- Aim:
Give a verbatim copy of the lines below, minus the pictures.

- Source excerpt:
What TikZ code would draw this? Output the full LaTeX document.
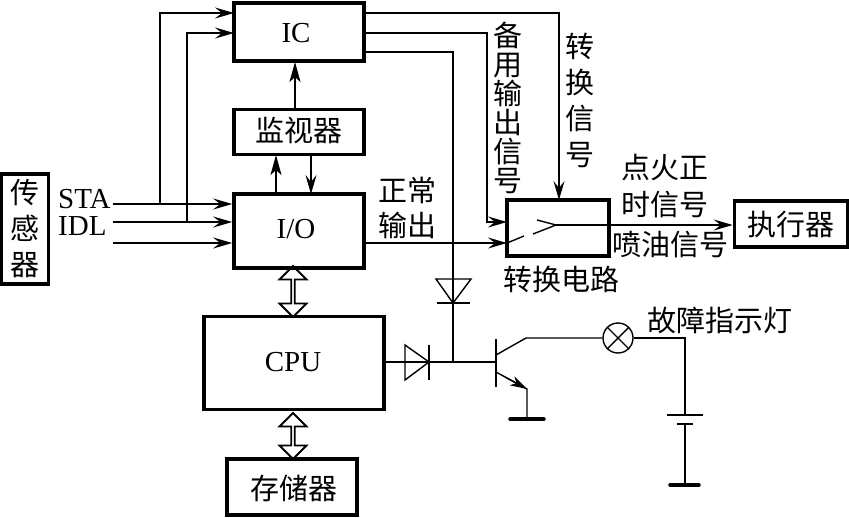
\documentclass[tikz,border=0pt]{standalone}
\usepackage{fontspec}
\setmainfont{Liberation Serif}
\newfontfamily\cjkf{Noto Sans CJK SC}
\usetikzlibrary{arrows.meta,shapes.arrows,calc}
\tikzset{
  x=1pt,y=-1pt,
  blk/.style={draw,line width=3.6pt,inner sep=0pt,minimum width=#1},
  cjk/.style={font=\cjkf\fontsize{29}{#1}\selectfont,inner sep=0pt,align=center},
  cjk/.default=29,
  lat/.style={font=\fontsize{29}{29}\selectfont,inner sep=0pt},
  wire/.style={line width=1.4pt},
  sig/.style={wire,-{Stealth[length=19pt,width=11pt,inset=7pt]}},
  sigb/.style={line width=2pt,-{Stealth[length=20pt,width=11pt,inset=5pt]}},
  hollow/.style={draw,line width=1.8pt,double arrow,double arrow head extend=6pt,
     minimum width=27pt,inner sep=0pt,shape border rotate=90},
  gnd/.style={line width=3.4pt,line cap=round},
}
\begin{document}
\begin{tikzpicture}
\useasboundingbox (0,0) rectangle (849,517);
% boxes
\node[blk=130pt,minimum height=58pt] (ic) at (299,32) {};
\node[lat] at (296,33) {IC};
\node[blk=130pt,minimum height=45pt] (mon) at (299,132) {};
\node[cjk] at (299,131) {监视器};
\node[blk=130pt,minimum height=74pt] (io) at (299,231) {};
\node[lat] at (296,229) {I/O};
\node[blk=47pt,minimum height=110pt] (sen) at (25,229) {};
\node[cjk=36] at (25,229) {传\\感\\器};
\node[blk=180pt,minimum height=93pt] (cpu) at (294,363) {};
\node[lat] at (293,362) {CPU};
\node[blk=130pt,minimum height=56pt] (mem) at (292,487) {};
\node[cjk] at (294,488) {存储器};
\node[blk=102pt,minimum height=56pt] (sw) at (558,228) {};
\node[blk=113pt,minimum height=46pt] (act) at (791,224) {};
\node[cjk] at (791,225) {执行器};
% labels
\node[lat,anchor=west] (lsta) at (58,199) {STA};
\node[lat,anchor=west] (lidl) at (58,226) {IDL};
\node[cjk=35] at (407,208) {正常\\输出};
\node[cjk=29] at (508,108) {备\\用\\输\\出\\信\\号};
\node[cjk=36] at (580,100) {转\\换\\信\\号};
\node[cjk=37] at (665,186) {点火正\\时信号};
\node[cjk] at (670,245) {喷油信号};
\node[cjk] at (561,279) {转换电路};
\node[cjk] at (720,320) {故障指示灯};
% signal coordinates
\coordinate (s1) at (113,204);
\coordinate (s2) at (113,222);
\coordinate (s3) at (113,243);
\coordinate (j1) at (160,204);
\coordinate (j2) at (187,222);
\coordinate (ica) at (234,13);
\coordinate (icb) at (234,33);
\coordinate (oa) at (364,13);
\coordinate (ob) at (364,33);
\coordinate (oc) at (364,52);
\coordinate (swtop) at (559,200);
\coordinate (swa) at (507,222);
\coordinate (swb) at (507,243);
\draw[sig] (s1) -- (io.west |- s1);
\draw[sig] (s2) -- (io.west |- s2);
\draw[sig,line width=2pt] (s3) -- (io.west |- s3);
\draw[sig] (j1) |- (ica);
\draw[sig] (j2) |- (icb);
\draw[sig] (oa) -| (swtop);
\draw[sig] (ob) -| (487,200) |- (swa);
\draw[sig] (io.east |- swb) -- (swb);
% monitor links
\draw[sigb] (mon.north -| 295,0) -- (295,62);
\draw[sigb] (io.north -| 276,0) -- (276,155);
\draw[sig] (311,155) -- (311,194);
% hollow arrows
\node[hollow,minimum height=51pt] (d1) at (293,291.5) {};
\node[hollow,minimum height=46pt] (d2) at (293,436) {};
% switch
\draw[wire] (swb) -- (524,236);
\draw[wire] (533,234) -- (556,225) -- (537,220);
\draw[sig] (556,225) -- (act.west |- 0,225);
% diodes and transistor
\coordinate (n) at (453,362);
\coordinate (b) at (496,362);
\draw[wire] (oc) -| (n);
\draw[wire] (cpu.east |- n) -- (b);
\draw[wire,fill=white] (436,279) -- (471,279) -- (453,303) -- cycle;
\draw[wire] (437,303) -- (470,303);
\draw[wire] (453,279) -- (453,303);
\draw[wire,fill=white] (405,345) -- (405,380) -- (429,362) -- cycle;
\draw[wire] (429,345) -- (429,380);
\draw[wire] (405,362) -- (429,362);
\draw[wire] (496,339) -- (496,387);
% lamp
\node[circle,draw,line width=1.4pt,minimum size=30pt,inner sep=0pt] (lamp) at (618,338) {};
\draw[wire] (lamp.45) -- (lamp.225);
\draw[wire] (lamp.135) -- (lamp.315);
\coordinate (cc) at (526,338);
\draw[wire] (496,355) -- (cc) -- (lamp.west);
\coordinate (ee) at (527,389);
\coordinate (g1) at (527,419);
\draw[wire] (496,372) -- (ee) -- (g1);
\draw[line width=1.4pt,-{Stealth[length=17pt,width=10pt,inset=5pt]}] (505,377) -- (ee);
\draw[gnd] (510,419) -- (544,419);
% battery
\coordinate (bt) at (685,415);
\coordinate (bb) at (685,424);
\coordinate (g2) at (685,485);
\draw[wire] (lamp.east) -| (bt);
\draw[wire] (667,415) -- (703,415);
\draw[wire] (677,424) -- (693,424);
\draw[wire] (bb) -- (g2);
\draw[gnd] (670,485) -- (699,485);
\end{tikzpicture}
\end{document}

- Exercise answer:
What TikZ code would draw this? Output the full LaTeX document.
\documentclass[tikz,border=0pt]{standalone}
\usepackage{fontspec}
\setmainfont{Liberation Serif}
\newfontfamily\cjkf{Noto Sans CJK SC}
\usetikzlibrary{arrows.meta,shapes.arrows,calc}
\tikzset{
  x=1pt,y=-1pt,
  blk/.style={draw,line width=3.6pt,inner sep=0pt,minimum width=#1},
  cjk/.style={font=\cjkf\fontsize{29}{#1}\selectfont,inner sep=0pt,align=center},
  cjk/.default=29,
  lat/.style={font=\fontsize{29}{29}\selectfont,inner sep=0pt},
  wire/.style={line width=1.4pt},
  sig/.style={wire,-{Stealth[length=19pt,width=11pt,inset=7pt]}},
  sigb/.style={line width=2pt,-{Stealth[length=20pt,width=11pt,inset=5pt]}},
  hollow/.style={draw,line width=1.8pt,double arrow,double arrow head extend=6pt,
     minimum width=27pt,inner sep=0pt,shape border rotate=90},
  gnd/.style={line width=3.4pt,line cap=round},
}
\begin{document}
\begin{tikzpicture}
\useasboundingbox (0,0) rectangle (849,517);
% boxes
\node[blk=130pt,minimum height=58pt] (ic) at (299,32) {};
\node[lat] at (296,33) {IC};
\node[blk=130pt,minimum height=45pt] (mon) at (299,132) {};
\node[cjk] at (299,131) {监视器};
\node[blk=130pt,minimum height=74pt] (io) at (299,231) {};
\node[lat] at (296,229) {I/O};
\node[blk=47pt,minimum height=110pt] (sen) at (25,229) {};
\node[cjk=36] at (25,229) {传\\感\\器};
\node[blk=180pt,minimum height=93pt] (cpu) at (294,363) {};
\node[lat] at (293,362) {CPU};
\node[blk=130pt,minimum height=56pt] (mem) at (292,487) {};
\node[cjk] at (294,488) {存储器};
\node[blk=102pt,minimum height=56pt] (sw) at (558,228) {};
\node[blk=113pt,minimum height=46pt] (act) at (791,224) {};
\node[cjk] at (791,225) {执行器};
% labels
\node[lat,anchor=west] (lsta) at (58,199) {STA};
\node[lat,anchor=west] (lidl) at (58,226) {IDL};
\node[cjk=35] at (407,208) {正常\\输出};
\node[cjk=29] at (508,108) {备\\用\\输\\出\\信\\号};
\node[cjk=36] at (580,100) {转\\换\\信\\号};
\node[cjk=37] at (665,186) {点火正\\时信号};
\node[cjk] at (670,245) {喷油信号};
\node[cjk] at (561,279) {转换电路};
\node[cjk] at (720,320) {故障指示灯};
% signal coordinates
\coordinate (s1) at (113,204);
\coordinate (s2) at (113,222);
\coordinate (s3) at (113,243);
\coordinate (j1) at (160,204);
\coordinate (j2) at (187,222);
\coordinate (ica) at (234,13);
\coordinate (icb) at (234,33);
\coordinate (oa) at (364,13);
\coordinate (ob) at (364,33);
\coordinate (oc) at (364,52);
\coordinate (swtop) at (559,200);
\coordinate (swa) at (507,222);
\coordinate (swb) at (507,243);
\draw[sig] (s1) -- (io.west |- s1);
\draw[sig] (s2) -- (io.west |- s2);
\draw[sig,line width=2pt] (s3) -- (io.west |- s3);
\draw[sig] (j1) |- (ica);
\draw[sig] (j2) |- (icb);
\draw[sig] (oa) -| (swtop);
\draw[sig] (ob) -| (487,200) |- (swa);
\draw[sig] (io.east |- swb) -- (swb);
% monitor links
\draw[sigb] (mon.north -| 295,0) -- (295,62);
\draw[sigb] (io.north -| 276,0) -- (276,155);
\draw[sig] (311,155) -- (311,194);
% hollow arrows
\node[hollow,minimum height=51pt] (d1) at (293,291.5) {};
\node[hollow,minimum height=46pt] (d2) at (293,436) {};
% switch
\draw[wire] (swb) -- (524,236);
\draw[wire] (533,234) -- (556,225) -- (537,220);
\draw[sig] (556,225) -- (act.west |- 0,225);
% diodes and transistor
\coordinate (n) at (453,362);
\coordinate (b) at (496,362);
\draw[wire] (oc) -| (n);
\draw[wire] (cpu.east |- n) -- (b);
\draw[wire,fill=white] (436,279) -- (471,279) -- (453,303) -- cycle;
\draw[wire] (437,303) -- (470,303);
\draw[wire] (453,279) -- (453,303);
\draw[wire,fill=white] (405,345) -- (405,380) -- (429,362) -- cycle;
\draw[wire] (429,345) -- (429,380);
\draw[wire] (405,362) -- (429,362);
\draw[wire] (496,339) -- (496,387);
% lamp
\node[circle,draw,line width=1.4pt,minimum size=30pt,inner sep=0pt] (lamp) at (618,338) {};
\draw[wire] (lamp.45) -- (lamp.225);
\draw[wire] (lamp.135) -- (lamp.315);
\coordinate (cc) at (526,338);
\draw[wire] (496,355) -- (cc) -- (lamp.west);
\coordinate (ee) at (527,389);
\coordinate (g1) at (527,419);
\draw[wire] (496,372) -- (ee) -- (g1);
\draw[line width=1.4pt,-{Stealth[length=17pt,width=10pt,inset=5pt]}] (505,377) -- (ee);
\draw[gnd] (510,419) -- (544,419);
% battery
\coordinate (bt) at (685,415);
\coordinate (bb) at (685,424);
\coordinate (g2) at (685,485);
\draw[wire] (lamp.east) -| (bt);
\draw[wire] (667,415) -- (703,415);
\draw[wire] (677,424) -- (693,424);
\draw[wire] (bb) -- (g2);
\draw[gnd] (670,485) -- (699,485);
\end{tikzpicture}
\end{document}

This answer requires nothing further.